Strategic asset allocation never been more critical than it is today

Mon, May 18, 2020
By publisher
4 MIN READ

Business

IN periods when the economic outlook is uncertain, investors should prioritize rebalancing.  Although it is difficult to predict what the global pandemic will really hold for different asset classes, leading finance expert Saikat Kumar underscored that rethinking one’s asset allocation strategy amidst the current market turmoil has never been more important.

Kumar, Founder and CEO of the Dubai-based global financial services firm SKYCAP Investment Management Ltd., said, “There is no doubt that the economy and markets will spring back especially with the many progress being made to overcome this global crisis.  However, full recovery might take time, and so it is crucial for investors to add some resilience into portfolios in order for them to meet their financial objective.”

“As there is much that can distract investors in stressed markets, it’s just prudent to work with investment professionals in order to achieve a deeper level of insight to smarter wealth management.  Given the inherent uncertainty about how the current situation will evolve, we at Skycap believe we should be modestly overweight Equities, Fixed Income and Real Estate at this point of time. Gold remains a strategic and important asset so it is a part of our core holding. It is best to stay away from commodities and related companies for now.”

 

Equities

Kumar favours equities in the US region and suggests overweight, noting that the monetary policy environment will remain supportive of equities in 2020. “We believe lower interest rates and low inflation make US equities more attractive. Valuations are not cheap for US equities but we recognize that valuations have not often been a good predictor of equity performance in the shorter term,” he explained.

Kumar added that Skycap is modestly bullish on Japanese equities, given the firm’s vision of a moderately brighter economic picture for Asia.  He also mentioned that emerging markets would benefit from accommodative Federal Reserve policy, saying that search for yield will drive investors to emerging market equities.

Providing a sector-by-sector look on the biggest winners and losers in this economic downturn, Kumar identified E-commerce, Pharmaceuticals, Video Conferencing, Entertainment Streaming and       Gaming on top of the list of sectors weathering the pandemic.  On the other hand, Travel, Airlines, Tourism and Oil and Gas are the industries facing the sharpest end of the crisis.

 

Fixed Income

“There are compelling reasons for us to think interest rates will remain at or near their current very low levels for some time. The trend was apparent over recent years, even before the coronavirus hit: central banks have repeatedly showed their willingness to loosen the reins in the face of economic headwinds,” Kumar said.

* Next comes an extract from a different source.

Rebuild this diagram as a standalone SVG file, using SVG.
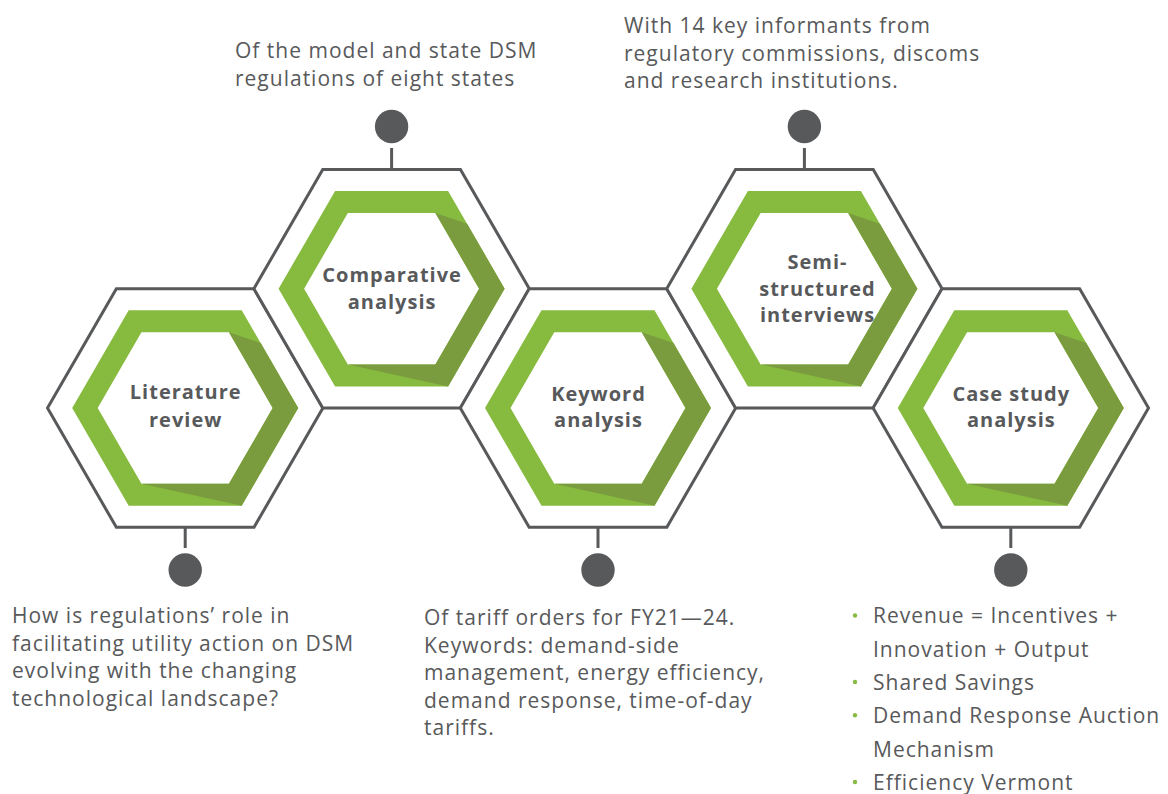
<svg xmlns="http://www.w3.org/2000/svg" xmlns:xlink="http://www.w3.org/1999/xlink" width="1168" height="794" viewBox="0 0 1168 794">
  <style>
    .frame { fill: #ffffff; stroke: #58595b; stroke-width: 3; stroke-linejoin: miter; }
    .ring { fill: #86bb40; fill-rule: evenodd; }
    .shade { fill: #7a9c3e; }
    .label { font-family: "Open Sans", "Liberation Sans", sans-serif; font-weight: 700; font-size: 20px; letter-spacing: 1px; fill: #58595b; text-anchor: middle; }
    .note { font-family: "Open Sans", "Liberation Sans", sans-serif; font-size: 21px; letter-spacing: 1px; fill: #58595b; }
    .stem { stroke: #58595b; stroke-width: 3; }
    .pin { fill: #58595b; }
    .dot { fill: #86bb40; }
  </style>
  <defs>
    <!-- one honeycomb cell, centred on the origin -->
    <g id="cell">
      <polygon class="frame" points="-137.7,0 -68.85,-119.25 68.85,-119.25 137.7,0 68.85,119.25 -68.85,119.25"/>
      <path class="ring" d="M-113,0 L-56.5,-97.86 L56.5,-97.86 L113,0 L56.5,97.86 L-56.5,97.86 Z M-87.5,0 L-43.75,-75.78 L43.75,-75.78 L87.5,0 L43.75,75.78 L-43.75,75.78 Z"/>
      <polygon class="shade" points="43.75,-75.78 75.5,-65 113,0 56.5,97.86 -43.75,75.78 43.75,75.78 87.5,0"/>
    </g>
  </defs>

  <!-- connectors: stems and pins -->
  <g id="connectors">
    <line class="stem" x1="185.2" y1="527" x2="185.2" y2="548"/>
    <circle class="pin" cx="185.2" cy="570" r="16.7"/>
    <line class="stem" x1="391.6" y1="170" x2="391.6" y2="148"/>
    <circle class="pin" cx="391.6" cy="126.5" r="16.7"/>
    <line class="stem" x1="598" y1="527" x2="598" y2="548"/>
    <circle class="pin" cx="598" cy="570" r="16.7"/>
    <line class="stem" x1="804.4" y1="170" x2="804.4" y2="148"/>
    <circle class="pin" cx="804.4" cy="126.5" r="16.7"/>
    <line class="stem" x1="1010.8" y1="527" x2="1010.8" y2="548"/>
    <circle class="pin" cx="1010.8" cy="570" r="16.7"/>
  </g>

  <g id="literature-review">
    <use xlink:href="#cell" href="#cell" x="185.2" y="408"/>
    <text class="label" x="185.7" y="399">Literature</text>
    <text class="label" x="185.7" y="426.5">review</text>
  </g>

  <g id="comparative-analysis">
    <use xlink:href="#cell" href="#cell" x="391.6" y="288.75"/>
    <text class="label" x="392.1" y="281.5">Comparative</text>
    <text class="label" x="392.1" y="308.5">analysis</text>
  </g>

  <g id="keyword-analysis">
    <use xlink:href="#cell" href="#cell" x="598" y="408"/>
    <text class="label" x="598.5" y="400.5">Keyword</text>
    <text class="label" x="598.5" y="427">analysis</text>
  </g>

  <g id="semi-structured-interviews">
    <use xlink:href="#cell" href="#cell" x="804.4" y="288.75"/>
    <text class="label" x="817.5" y="268.5">Semi-</text>
    <text class="label" x="817.5" y="295.5">structured</text>
    <text class="label" x="817.5" y="322">interviews</text>
  </g>

  <g id="case-study-analysis">
    <use xlink:href="#cell" href="#cell" x="1010.8" y="408"/>
    <text class="label" x="1011.3" y="400.5">Case study</text>
    <text class="label" x="1011.3" y="427">analysis</text>
  </g>

  <g id="note-comparative">
    <text class="note" x="235" y="58.3">Of the model and state DSM</text>
    <text class="note" x="235" y="85.8">regulations of eight states</text>
  </g>

  <g id="note-interviews">
    <text class="note" x="624" y="33">With 14 key informants from</text>
    <text class="note" x="624" y="60.5">regulatory commissions, discoms</text>
    <text class="note" x="624" y="88">and research institutions.</text>
  </g>

  <g id="note-literature">
    <text class="note" x="12" y="623.3">How is regulations’ role in</text>
    <text class="note" x="12" y="650.8">facilitating utility action on DSM</text>
    <text class="note" x="12" y="678.3">evolving with the changing</text>
    <text class="note" x="12" y="705.8">technological landscape?</text>
  </g>

  <g id="note-keyword">
    <text class="note" x="424" y="625">Of tariff orders for FY21—24.</text>
    <text class="note" x="424" y="652.5">Keywords: demand-side</text>
    <text class="note" x="424" y="680">management, energy efficiency,</text>
    <text class="note" x="424" y="707.5">demand response, time-of-day</text>
    <text class="note" x="424" y="735">tariffs.</text>
  </g>

  <g id="note-case-study">
    <circle class="dot" cx="855" cy="615.5" r="2.2"/>
    <text class="note" x="873" y="623.3">Revenue = Incentives +</text>
    <text class="note" x="873" y="656.6">Innovation + Output</text>
    <circle class="dot" cx="855" cy="682" r="2.2"/>
    <text class="note" x="873" y="690">Shared Savings</text>
    <circle class="dot" cx="855" cy="715.3" r="2.2"/>
    <text class="note" x="873" y="723.3">Demand Response Auction</text>
    <text class="note" x="873" y="756.6">Mechanism</text>
    <circle class="dot" cx="855" cy="782" r="2.2"/>
    <text class="note" x="873" y="790">Efficiency Vermont</text>
  </g>
</svg>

With this in mind, Skycap remains underweight Investment Grade Bonds and modestly overweight high-yield bond.  The advisory firm also expects annualised returns on Developed government-bond markets to be in the low single digits.  Within the emerging markets space, Skycap maintains positive investment positioning with EM Real yields, said to be currently at record highs relative to developed markets.

 

Alternative Investments

Within alternatives, Kumar said most real estate investments should continue to deliver moderately positive returns. The veteran banker also remains modestly overweight to gold, while his outlook for the global base metals industry is negative.

On Private Equity, Kumar cited that there are rising start-ups in Tech space that would generate exceptional returns. With this, Skycap expressed confidence on fintech as the more promising space for PE compared to traditional brick and mortar firms.

Finally, where Foreign Exchange is concerned, Kumar said the U.S. Dollar is still a safe-haven currency, adding that he remains bearish on Australian Dollar and New Zealand Dollar, and neutral on Japanese Yen and Euro.